• _Given data_:
───

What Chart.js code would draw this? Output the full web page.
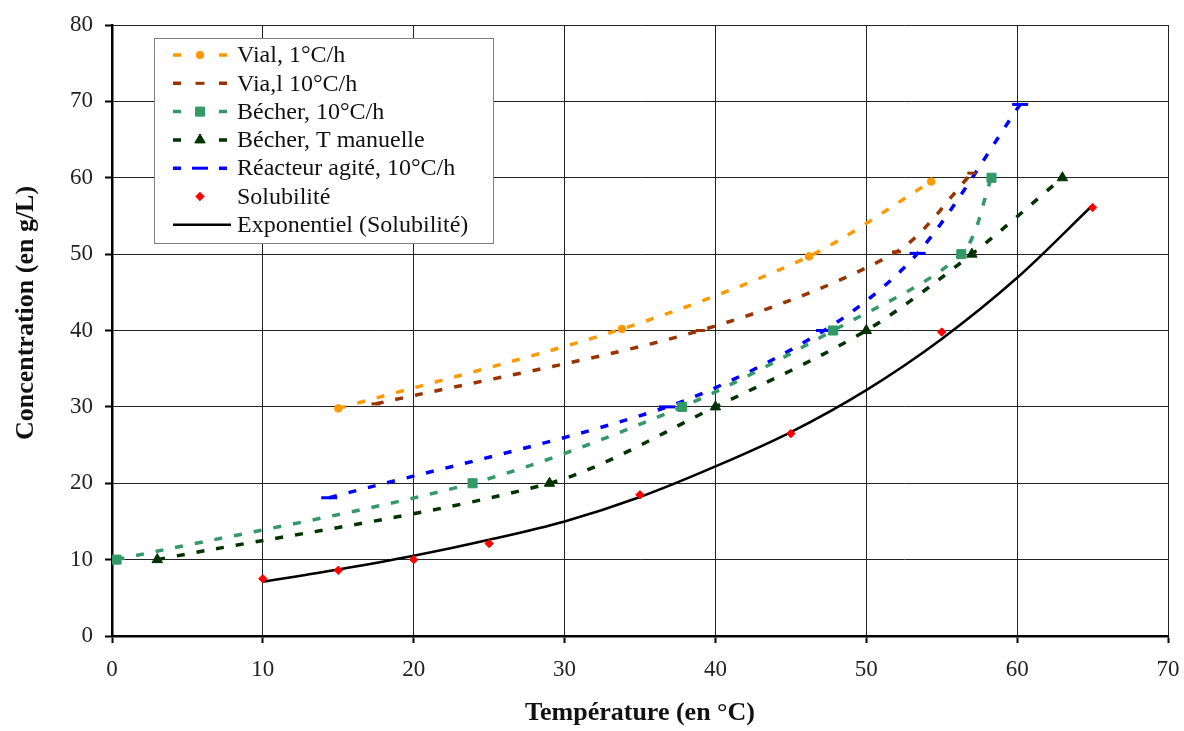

───

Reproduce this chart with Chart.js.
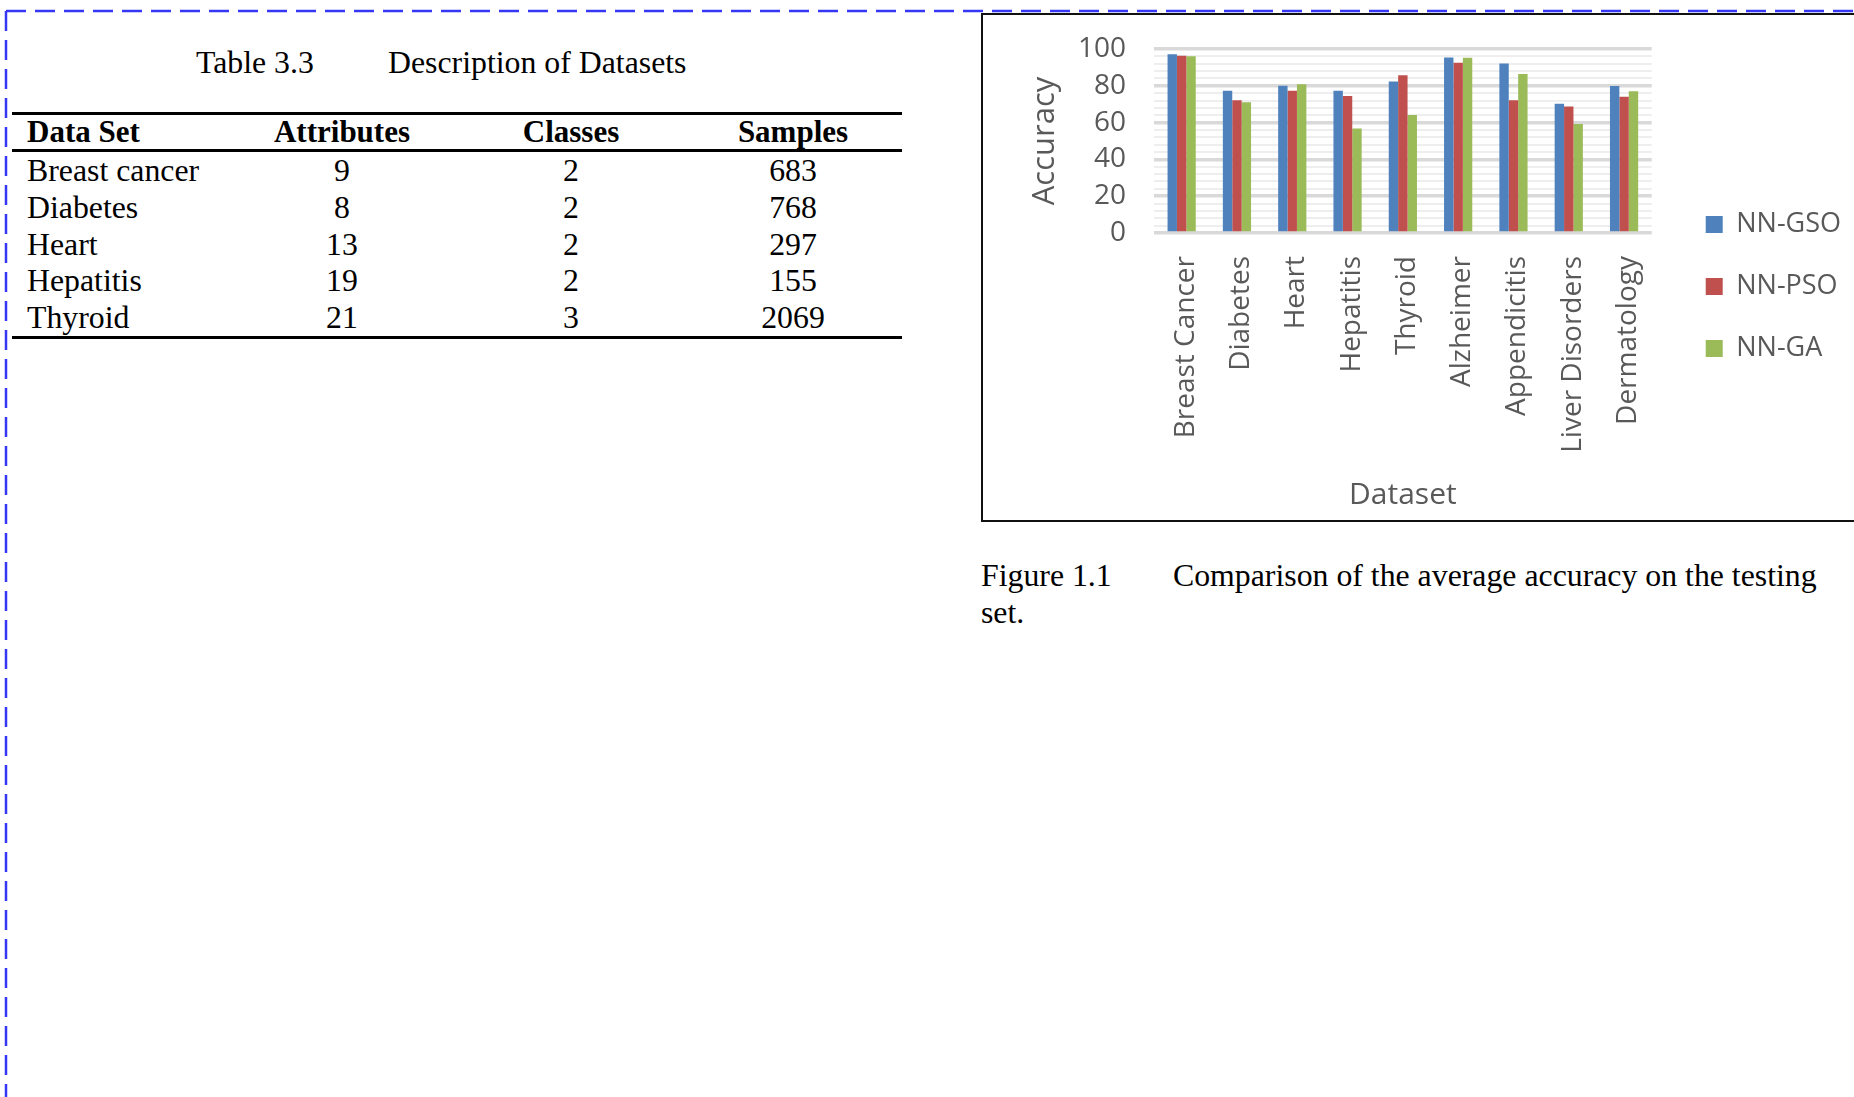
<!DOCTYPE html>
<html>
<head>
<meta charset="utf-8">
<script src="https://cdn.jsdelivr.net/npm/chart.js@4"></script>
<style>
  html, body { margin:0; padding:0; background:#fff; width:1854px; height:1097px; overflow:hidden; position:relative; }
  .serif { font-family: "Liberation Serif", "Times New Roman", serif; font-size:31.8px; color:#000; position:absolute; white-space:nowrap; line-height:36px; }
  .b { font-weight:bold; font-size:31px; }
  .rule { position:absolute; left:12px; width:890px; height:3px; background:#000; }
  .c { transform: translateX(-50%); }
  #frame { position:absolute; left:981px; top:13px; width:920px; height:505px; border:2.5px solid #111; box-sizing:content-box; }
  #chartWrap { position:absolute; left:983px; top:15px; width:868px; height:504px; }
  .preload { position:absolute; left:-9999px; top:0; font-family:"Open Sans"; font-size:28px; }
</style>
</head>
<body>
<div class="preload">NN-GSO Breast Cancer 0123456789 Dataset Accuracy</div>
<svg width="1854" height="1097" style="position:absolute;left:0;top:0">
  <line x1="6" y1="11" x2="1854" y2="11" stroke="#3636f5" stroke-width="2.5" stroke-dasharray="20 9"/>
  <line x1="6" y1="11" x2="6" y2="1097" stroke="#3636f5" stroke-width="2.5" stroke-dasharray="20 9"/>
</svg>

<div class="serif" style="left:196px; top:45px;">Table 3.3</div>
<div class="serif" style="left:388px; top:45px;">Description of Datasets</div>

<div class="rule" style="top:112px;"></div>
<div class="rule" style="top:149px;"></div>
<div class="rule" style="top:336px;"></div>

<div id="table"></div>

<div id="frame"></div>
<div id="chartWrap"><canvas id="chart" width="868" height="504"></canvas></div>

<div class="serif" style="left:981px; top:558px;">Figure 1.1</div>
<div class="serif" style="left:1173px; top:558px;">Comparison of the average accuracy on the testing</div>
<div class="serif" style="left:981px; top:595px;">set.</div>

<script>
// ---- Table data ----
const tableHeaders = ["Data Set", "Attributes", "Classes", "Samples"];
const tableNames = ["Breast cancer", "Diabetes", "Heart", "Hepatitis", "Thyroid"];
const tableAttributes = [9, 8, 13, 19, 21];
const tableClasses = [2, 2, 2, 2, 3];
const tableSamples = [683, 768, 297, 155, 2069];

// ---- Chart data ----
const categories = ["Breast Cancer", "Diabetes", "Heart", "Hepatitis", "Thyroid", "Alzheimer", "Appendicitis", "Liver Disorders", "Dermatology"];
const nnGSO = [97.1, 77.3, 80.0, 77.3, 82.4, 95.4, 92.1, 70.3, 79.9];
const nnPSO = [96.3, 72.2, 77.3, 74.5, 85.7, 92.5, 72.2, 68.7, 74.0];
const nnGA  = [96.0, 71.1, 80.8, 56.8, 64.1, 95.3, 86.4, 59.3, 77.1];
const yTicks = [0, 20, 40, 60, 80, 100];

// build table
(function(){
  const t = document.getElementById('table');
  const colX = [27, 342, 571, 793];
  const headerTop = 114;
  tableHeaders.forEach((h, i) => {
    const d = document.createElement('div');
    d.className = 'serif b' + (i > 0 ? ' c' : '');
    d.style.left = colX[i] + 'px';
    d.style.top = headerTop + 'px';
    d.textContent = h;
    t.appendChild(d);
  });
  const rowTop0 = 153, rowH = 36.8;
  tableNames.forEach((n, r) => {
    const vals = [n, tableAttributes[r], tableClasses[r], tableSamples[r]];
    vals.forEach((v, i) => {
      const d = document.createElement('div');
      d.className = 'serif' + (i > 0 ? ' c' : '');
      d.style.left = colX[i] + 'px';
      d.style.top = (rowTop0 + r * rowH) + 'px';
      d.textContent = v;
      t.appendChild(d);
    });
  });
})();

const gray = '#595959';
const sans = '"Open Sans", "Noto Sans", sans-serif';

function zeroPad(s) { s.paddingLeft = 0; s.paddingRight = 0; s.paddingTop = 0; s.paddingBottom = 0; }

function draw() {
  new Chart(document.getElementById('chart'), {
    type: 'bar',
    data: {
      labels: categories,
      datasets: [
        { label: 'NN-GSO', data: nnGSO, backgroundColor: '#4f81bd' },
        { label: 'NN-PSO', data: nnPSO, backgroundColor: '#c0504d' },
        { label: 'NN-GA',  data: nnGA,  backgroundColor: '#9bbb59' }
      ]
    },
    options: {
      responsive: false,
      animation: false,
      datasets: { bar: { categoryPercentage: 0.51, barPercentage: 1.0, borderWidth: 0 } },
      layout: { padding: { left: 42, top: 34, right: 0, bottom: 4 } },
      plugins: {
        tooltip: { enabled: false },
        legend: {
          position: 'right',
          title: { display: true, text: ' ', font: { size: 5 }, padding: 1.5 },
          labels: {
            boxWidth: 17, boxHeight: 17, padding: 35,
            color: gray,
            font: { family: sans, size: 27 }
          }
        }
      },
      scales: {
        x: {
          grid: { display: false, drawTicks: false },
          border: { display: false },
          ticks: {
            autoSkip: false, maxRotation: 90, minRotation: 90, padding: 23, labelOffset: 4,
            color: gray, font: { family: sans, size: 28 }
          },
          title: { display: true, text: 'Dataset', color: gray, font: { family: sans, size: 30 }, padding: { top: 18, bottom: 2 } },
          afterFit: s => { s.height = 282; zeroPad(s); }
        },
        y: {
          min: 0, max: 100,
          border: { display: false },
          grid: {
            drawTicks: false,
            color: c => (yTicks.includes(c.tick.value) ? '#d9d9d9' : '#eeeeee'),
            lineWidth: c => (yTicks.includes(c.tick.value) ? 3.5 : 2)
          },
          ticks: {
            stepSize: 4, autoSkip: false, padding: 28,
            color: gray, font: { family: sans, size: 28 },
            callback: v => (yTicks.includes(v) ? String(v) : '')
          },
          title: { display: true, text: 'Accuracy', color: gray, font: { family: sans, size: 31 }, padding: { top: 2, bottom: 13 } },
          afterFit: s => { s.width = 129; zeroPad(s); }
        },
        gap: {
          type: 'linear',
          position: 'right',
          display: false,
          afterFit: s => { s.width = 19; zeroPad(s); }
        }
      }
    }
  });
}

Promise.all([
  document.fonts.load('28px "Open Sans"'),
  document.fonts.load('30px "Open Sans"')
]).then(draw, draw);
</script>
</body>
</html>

───

• _Stated exercise_:
Make a list of all lines in the data that contain "this".

• _Complete response_:
What Chart.js code would draw this? Output the full web page.
Reproduce this chart with Chart.js.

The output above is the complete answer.